* **Exercise task**
Identify and copy all lines of the material where the string "that" is found.

* **Records for processing**
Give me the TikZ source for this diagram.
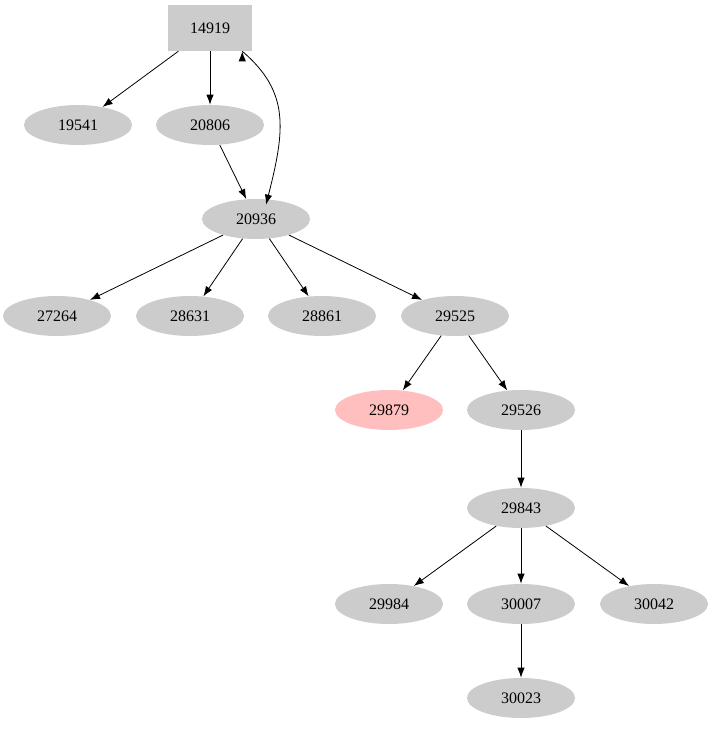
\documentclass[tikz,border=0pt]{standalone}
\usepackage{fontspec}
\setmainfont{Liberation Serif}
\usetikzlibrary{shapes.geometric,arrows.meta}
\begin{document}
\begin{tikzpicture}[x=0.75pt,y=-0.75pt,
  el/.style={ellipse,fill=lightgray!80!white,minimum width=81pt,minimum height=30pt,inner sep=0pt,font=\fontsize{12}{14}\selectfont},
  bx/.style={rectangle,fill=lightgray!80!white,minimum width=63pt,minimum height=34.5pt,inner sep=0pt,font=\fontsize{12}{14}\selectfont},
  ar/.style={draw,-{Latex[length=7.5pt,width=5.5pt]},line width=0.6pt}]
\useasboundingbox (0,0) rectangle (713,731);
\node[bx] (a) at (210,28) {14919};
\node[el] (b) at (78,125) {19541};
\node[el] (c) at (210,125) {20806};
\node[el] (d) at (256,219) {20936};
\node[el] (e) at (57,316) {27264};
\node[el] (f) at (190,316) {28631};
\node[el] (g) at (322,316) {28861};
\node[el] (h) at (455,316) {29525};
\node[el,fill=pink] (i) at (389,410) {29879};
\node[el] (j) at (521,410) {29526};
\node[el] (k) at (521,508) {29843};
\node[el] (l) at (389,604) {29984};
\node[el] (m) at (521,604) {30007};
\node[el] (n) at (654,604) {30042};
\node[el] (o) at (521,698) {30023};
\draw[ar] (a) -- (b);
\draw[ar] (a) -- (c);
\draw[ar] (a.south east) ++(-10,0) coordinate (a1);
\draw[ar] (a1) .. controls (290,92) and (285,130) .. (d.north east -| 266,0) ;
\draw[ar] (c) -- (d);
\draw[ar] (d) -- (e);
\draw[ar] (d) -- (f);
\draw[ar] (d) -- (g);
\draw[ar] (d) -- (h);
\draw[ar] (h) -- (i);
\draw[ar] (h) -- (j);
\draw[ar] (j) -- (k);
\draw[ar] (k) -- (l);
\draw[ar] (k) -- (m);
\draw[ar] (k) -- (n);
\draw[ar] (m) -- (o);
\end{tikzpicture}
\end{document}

* * *

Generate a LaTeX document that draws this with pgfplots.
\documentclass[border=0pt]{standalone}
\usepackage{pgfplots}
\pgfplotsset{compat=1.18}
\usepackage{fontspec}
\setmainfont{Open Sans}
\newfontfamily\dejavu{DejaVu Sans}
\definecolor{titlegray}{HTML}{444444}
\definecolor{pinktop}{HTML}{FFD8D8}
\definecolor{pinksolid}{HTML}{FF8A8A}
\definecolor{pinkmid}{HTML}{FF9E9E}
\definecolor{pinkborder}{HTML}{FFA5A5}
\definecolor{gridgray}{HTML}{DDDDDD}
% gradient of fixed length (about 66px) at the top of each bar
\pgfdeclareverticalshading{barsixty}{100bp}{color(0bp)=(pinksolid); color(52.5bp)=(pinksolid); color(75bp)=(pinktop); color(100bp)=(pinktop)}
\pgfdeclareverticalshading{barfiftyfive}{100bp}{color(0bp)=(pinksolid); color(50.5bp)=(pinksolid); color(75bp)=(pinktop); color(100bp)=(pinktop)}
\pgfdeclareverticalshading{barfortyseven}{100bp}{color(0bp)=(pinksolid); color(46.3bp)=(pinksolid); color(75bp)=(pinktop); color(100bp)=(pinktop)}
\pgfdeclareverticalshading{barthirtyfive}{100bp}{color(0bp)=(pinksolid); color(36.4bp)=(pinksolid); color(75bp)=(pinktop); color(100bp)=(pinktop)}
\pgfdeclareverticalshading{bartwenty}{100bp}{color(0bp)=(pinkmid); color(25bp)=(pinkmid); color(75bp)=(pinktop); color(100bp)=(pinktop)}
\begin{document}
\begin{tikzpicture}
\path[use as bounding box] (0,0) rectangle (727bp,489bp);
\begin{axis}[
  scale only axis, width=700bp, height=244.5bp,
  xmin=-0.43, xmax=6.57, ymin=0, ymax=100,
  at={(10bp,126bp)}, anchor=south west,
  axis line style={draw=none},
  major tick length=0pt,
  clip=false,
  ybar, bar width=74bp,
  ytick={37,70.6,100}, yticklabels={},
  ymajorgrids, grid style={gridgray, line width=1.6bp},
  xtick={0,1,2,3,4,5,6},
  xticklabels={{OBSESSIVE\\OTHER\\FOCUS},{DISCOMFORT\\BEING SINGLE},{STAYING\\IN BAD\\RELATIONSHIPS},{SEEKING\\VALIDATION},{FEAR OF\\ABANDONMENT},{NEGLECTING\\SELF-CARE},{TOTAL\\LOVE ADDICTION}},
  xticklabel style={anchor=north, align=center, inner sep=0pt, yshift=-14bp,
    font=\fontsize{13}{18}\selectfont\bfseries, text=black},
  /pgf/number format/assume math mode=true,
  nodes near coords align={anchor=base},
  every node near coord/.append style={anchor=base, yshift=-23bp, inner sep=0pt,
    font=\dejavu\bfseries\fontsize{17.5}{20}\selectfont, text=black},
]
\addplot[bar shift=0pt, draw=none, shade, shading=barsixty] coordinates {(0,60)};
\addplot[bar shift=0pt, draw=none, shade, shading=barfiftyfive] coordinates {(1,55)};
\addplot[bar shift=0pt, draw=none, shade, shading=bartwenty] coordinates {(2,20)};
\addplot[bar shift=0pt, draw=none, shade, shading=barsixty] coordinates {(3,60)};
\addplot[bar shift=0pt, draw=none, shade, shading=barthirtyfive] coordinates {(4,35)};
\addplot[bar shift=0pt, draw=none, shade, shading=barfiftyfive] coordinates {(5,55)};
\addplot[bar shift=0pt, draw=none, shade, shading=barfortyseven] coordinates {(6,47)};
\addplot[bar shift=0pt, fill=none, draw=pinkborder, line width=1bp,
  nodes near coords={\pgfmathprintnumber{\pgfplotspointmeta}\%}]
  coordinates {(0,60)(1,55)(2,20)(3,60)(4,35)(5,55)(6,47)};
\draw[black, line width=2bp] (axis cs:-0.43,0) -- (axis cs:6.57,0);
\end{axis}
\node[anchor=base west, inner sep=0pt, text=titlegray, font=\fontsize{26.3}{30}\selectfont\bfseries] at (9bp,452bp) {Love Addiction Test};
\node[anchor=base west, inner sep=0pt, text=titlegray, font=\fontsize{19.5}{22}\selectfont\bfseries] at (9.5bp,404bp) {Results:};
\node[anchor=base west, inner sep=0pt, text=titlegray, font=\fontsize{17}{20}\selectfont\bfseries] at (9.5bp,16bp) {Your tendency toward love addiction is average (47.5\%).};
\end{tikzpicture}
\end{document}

--

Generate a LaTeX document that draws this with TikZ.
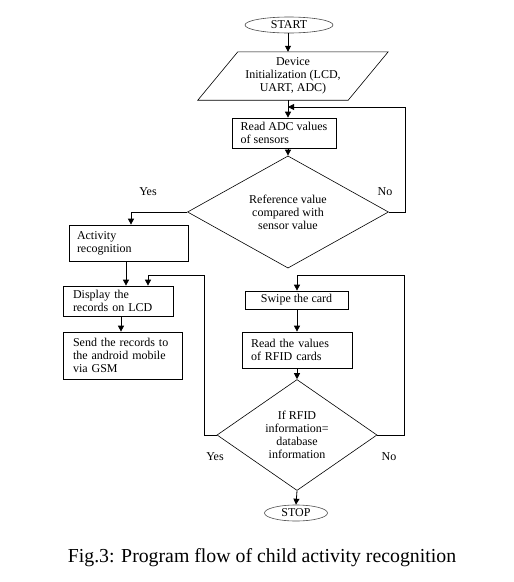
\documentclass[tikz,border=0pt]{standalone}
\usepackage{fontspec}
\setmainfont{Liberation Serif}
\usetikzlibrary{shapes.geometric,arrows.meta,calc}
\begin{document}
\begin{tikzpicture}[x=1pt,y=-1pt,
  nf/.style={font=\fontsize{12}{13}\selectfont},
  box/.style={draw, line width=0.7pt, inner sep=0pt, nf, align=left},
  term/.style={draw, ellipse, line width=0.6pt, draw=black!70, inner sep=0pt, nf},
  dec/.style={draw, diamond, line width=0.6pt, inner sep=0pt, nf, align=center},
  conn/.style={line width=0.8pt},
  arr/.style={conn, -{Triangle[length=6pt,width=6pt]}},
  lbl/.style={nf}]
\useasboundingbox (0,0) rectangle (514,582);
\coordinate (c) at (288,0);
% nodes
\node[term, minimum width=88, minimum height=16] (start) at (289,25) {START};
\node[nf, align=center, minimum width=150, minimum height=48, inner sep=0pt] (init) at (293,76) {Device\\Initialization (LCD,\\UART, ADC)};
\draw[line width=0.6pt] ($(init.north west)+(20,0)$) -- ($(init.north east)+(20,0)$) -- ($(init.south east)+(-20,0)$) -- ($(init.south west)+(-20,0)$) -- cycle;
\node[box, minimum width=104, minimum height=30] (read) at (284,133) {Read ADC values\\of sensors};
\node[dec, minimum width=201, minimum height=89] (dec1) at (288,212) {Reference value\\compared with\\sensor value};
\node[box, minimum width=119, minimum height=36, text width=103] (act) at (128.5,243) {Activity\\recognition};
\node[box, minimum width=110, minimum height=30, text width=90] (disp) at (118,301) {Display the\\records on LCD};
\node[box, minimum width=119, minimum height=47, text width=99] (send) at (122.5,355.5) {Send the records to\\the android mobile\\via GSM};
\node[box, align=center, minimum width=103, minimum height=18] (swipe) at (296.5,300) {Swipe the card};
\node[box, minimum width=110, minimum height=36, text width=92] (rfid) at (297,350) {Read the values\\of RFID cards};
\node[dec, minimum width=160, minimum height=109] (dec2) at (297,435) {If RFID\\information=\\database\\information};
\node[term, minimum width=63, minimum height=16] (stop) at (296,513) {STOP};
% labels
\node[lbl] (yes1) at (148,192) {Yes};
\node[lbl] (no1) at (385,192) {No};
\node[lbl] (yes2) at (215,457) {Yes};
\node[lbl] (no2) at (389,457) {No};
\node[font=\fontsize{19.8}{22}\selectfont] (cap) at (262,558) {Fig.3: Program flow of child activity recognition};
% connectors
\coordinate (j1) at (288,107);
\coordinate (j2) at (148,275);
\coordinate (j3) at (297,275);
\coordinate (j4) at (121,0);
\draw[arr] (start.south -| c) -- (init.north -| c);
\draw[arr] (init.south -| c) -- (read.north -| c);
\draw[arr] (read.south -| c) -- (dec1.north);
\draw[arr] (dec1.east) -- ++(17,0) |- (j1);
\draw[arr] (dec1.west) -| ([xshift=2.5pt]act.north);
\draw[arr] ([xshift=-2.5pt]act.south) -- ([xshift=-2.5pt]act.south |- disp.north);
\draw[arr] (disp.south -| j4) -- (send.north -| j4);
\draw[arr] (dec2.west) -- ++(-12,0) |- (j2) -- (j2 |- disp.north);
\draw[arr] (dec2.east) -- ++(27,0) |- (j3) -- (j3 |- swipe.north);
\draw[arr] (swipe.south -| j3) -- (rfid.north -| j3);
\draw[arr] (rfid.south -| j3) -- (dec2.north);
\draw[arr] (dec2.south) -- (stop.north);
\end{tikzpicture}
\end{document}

* **Solution for this task**
Generate a LaTeX document that draws this with pgfplots.
Generate a LaTeX document that draws this with TikZ.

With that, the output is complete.